**Objective**
Transcribe every line from the top down to the line with "import pandas as pd", both ends included, but not the pictures.

**Supplied records**
☆ ☆ ☆ ☆

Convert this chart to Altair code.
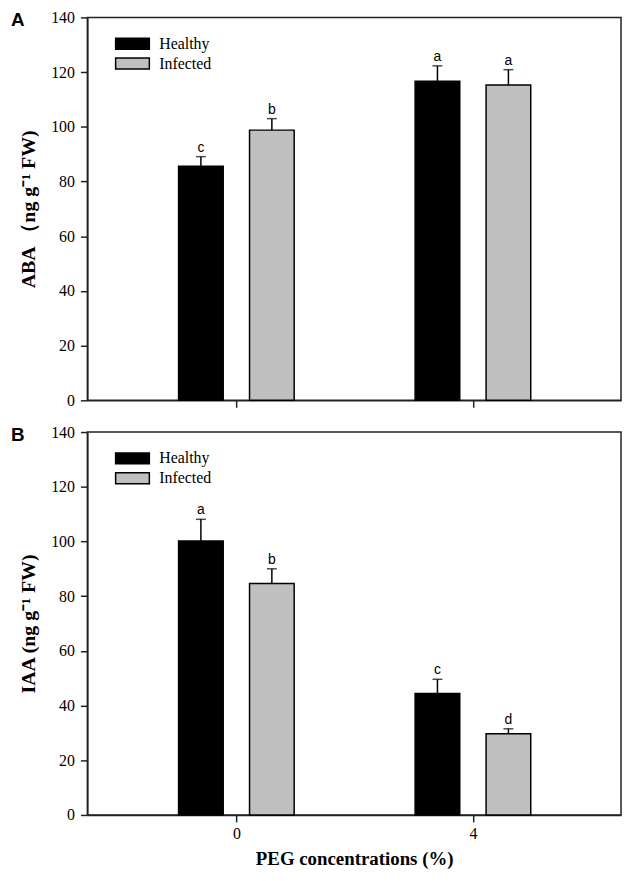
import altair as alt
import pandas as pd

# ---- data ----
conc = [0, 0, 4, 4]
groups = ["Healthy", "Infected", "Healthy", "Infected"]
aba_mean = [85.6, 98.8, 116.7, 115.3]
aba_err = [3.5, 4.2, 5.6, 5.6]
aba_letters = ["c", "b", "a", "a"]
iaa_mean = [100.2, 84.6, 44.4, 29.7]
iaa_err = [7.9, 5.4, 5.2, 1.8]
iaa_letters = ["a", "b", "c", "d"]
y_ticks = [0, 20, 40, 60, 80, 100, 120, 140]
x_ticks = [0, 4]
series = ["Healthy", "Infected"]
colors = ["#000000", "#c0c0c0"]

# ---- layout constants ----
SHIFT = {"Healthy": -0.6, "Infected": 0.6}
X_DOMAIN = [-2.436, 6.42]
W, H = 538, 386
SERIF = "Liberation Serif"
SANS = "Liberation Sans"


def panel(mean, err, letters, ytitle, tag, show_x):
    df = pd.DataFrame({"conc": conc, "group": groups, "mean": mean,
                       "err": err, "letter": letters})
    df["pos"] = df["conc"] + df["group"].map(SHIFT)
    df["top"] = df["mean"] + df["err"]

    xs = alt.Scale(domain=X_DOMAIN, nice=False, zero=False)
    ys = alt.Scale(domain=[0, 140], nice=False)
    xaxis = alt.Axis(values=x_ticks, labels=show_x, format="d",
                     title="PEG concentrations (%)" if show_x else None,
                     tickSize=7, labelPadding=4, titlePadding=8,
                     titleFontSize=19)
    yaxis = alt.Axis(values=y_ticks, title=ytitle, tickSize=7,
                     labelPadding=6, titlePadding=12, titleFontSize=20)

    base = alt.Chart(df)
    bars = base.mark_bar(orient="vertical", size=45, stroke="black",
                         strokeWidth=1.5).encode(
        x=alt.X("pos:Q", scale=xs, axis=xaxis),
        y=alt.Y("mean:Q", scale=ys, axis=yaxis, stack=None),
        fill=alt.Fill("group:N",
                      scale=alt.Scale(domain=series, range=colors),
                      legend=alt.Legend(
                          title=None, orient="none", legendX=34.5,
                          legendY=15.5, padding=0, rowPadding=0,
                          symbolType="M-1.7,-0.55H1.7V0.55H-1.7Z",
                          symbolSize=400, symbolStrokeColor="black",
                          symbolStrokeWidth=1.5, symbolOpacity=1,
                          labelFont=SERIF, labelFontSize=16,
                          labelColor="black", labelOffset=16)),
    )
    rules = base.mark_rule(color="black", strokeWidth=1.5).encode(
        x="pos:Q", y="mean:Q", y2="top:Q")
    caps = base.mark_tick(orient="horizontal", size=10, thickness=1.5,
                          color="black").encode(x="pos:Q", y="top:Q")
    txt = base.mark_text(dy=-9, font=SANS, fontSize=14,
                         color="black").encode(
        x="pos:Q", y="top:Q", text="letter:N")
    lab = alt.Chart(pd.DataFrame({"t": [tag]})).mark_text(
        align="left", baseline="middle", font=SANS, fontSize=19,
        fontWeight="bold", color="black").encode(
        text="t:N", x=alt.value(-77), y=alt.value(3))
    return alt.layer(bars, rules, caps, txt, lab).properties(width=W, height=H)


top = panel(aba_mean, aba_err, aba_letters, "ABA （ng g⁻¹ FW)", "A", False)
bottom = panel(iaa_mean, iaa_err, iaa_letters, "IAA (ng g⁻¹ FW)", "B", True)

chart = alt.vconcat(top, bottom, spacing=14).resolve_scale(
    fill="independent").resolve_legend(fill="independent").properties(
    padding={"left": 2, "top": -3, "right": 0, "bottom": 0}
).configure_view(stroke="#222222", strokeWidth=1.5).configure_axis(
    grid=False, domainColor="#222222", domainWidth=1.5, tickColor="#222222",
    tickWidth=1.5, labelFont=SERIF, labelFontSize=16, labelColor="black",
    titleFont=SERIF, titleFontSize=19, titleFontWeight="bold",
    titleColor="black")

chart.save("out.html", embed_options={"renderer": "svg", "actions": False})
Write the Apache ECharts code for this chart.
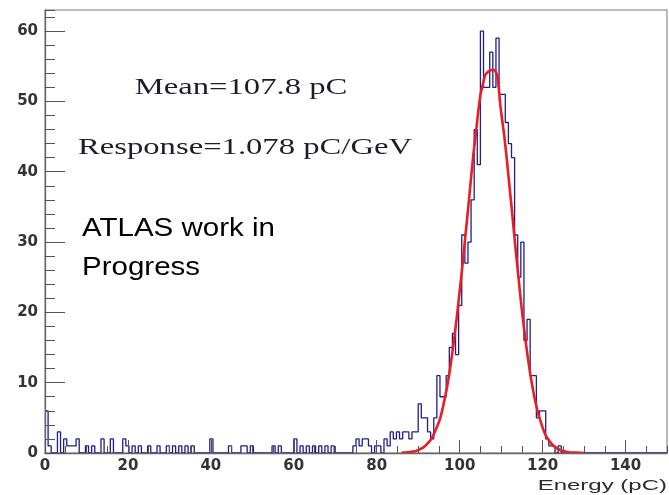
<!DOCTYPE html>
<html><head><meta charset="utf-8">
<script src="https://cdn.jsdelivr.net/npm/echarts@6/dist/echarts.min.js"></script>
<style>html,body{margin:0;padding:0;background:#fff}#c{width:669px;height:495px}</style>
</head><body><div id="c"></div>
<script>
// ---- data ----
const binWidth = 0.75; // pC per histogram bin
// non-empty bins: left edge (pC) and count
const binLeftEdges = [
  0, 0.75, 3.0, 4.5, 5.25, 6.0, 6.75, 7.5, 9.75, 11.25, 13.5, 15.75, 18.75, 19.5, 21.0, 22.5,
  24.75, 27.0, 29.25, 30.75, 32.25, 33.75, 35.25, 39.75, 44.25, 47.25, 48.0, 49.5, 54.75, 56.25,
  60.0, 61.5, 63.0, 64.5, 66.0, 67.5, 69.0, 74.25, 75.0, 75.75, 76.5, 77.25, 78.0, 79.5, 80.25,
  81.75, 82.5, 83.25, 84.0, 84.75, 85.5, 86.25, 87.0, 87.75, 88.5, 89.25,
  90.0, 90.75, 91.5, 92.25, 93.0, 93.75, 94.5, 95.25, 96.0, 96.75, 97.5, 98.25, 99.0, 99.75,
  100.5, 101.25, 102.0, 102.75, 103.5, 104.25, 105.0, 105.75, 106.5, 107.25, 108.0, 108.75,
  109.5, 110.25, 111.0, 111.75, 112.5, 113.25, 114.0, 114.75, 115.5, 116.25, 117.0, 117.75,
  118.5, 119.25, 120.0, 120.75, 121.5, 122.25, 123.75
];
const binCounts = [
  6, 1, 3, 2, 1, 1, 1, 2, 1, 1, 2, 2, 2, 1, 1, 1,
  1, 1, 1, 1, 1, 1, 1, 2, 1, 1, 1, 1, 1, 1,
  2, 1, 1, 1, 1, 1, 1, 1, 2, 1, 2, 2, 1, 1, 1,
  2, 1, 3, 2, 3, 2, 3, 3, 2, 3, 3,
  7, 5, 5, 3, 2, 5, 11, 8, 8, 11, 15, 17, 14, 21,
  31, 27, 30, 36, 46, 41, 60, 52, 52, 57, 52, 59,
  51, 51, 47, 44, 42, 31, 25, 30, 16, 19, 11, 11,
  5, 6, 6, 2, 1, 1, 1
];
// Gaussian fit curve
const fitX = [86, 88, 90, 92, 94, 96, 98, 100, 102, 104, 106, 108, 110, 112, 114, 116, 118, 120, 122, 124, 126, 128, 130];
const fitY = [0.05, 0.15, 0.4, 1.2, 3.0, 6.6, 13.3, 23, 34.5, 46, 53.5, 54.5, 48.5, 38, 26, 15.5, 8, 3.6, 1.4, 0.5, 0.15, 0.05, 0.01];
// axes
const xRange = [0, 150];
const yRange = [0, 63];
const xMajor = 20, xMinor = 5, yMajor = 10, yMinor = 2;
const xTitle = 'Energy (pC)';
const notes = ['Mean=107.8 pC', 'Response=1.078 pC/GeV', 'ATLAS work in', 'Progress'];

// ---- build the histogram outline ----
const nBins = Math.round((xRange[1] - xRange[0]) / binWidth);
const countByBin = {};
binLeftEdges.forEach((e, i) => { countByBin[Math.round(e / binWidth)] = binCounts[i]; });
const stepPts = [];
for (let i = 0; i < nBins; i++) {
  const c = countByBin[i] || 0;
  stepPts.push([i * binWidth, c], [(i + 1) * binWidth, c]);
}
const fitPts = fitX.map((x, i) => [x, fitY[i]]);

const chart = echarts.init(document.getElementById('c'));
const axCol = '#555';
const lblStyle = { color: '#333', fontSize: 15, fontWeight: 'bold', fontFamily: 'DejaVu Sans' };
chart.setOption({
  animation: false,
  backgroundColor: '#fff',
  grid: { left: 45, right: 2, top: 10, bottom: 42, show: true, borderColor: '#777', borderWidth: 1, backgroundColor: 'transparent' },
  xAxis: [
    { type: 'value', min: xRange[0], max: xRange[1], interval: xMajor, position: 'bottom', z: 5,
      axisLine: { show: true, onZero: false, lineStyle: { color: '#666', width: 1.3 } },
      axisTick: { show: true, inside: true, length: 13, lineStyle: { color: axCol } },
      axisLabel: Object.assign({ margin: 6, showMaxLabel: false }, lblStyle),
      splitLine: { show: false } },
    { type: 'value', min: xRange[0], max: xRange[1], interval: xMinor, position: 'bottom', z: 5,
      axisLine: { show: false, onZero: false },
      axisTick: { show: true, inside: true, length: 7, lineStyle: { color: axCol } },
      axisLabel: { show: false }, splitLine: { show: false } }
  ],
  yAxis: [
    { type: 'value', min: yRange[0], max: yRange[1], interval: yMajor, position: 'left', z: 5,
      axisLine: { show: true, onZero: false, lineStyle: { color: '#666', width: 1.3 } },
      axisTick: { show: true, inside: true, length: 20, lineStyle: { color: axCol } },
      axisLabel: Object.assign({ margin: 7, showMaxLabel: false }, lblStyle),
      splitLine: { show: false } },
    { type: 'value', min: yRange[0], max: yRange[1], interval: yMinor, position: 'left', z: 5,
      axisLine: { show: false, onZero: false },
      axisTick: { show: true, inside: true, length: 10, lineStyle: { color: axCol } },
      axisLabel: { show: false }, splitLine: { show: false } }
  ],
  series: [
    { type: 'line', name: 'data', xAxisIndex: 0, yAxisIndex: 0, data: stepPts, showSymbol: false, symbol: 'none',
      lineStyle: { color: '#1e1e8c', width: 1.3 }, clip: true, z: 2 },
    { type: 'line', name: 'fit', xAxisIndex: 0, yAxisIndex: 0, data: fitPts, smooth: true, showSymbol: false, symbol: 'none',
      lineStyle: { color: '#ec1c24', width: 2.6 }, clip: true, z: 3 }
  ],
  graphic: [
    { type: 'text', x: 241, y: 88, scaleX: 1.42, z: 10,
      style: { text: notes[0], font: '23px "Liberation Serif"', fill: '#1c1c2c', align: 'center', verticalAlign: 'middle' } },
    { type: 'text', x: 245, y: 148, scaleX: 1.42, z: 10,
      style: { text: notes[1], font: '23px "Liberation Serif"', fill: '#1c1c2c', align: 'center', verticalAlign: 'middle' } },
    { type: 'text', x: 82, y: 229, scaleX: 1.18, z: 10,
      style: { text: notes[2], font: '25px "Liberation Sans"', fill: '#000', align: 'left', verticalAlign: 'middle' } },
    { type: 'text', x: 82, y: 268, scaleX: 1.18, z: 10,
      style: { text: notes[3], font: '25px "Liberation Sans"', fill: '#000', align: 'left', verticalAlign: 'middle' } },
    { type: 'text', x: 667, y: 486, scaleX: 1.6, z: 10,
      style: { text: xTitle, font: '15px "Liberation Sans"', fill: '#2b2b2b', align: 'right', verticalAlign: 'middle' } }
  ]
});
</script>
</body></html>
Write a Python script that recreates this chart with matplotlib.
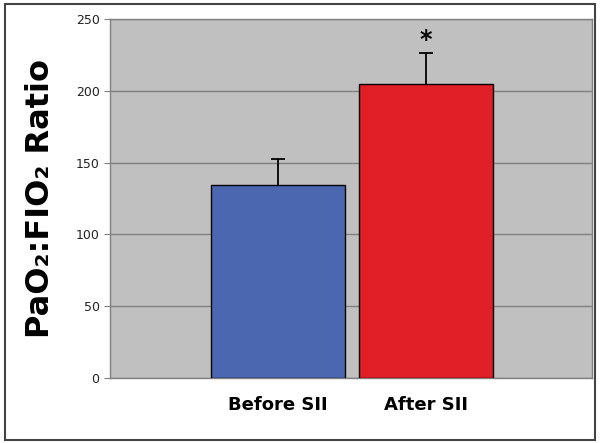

☆ ☆ ☆ ☆

**Solution**
Convert this chart to Altair code.
import altair as alt
import pandas as pd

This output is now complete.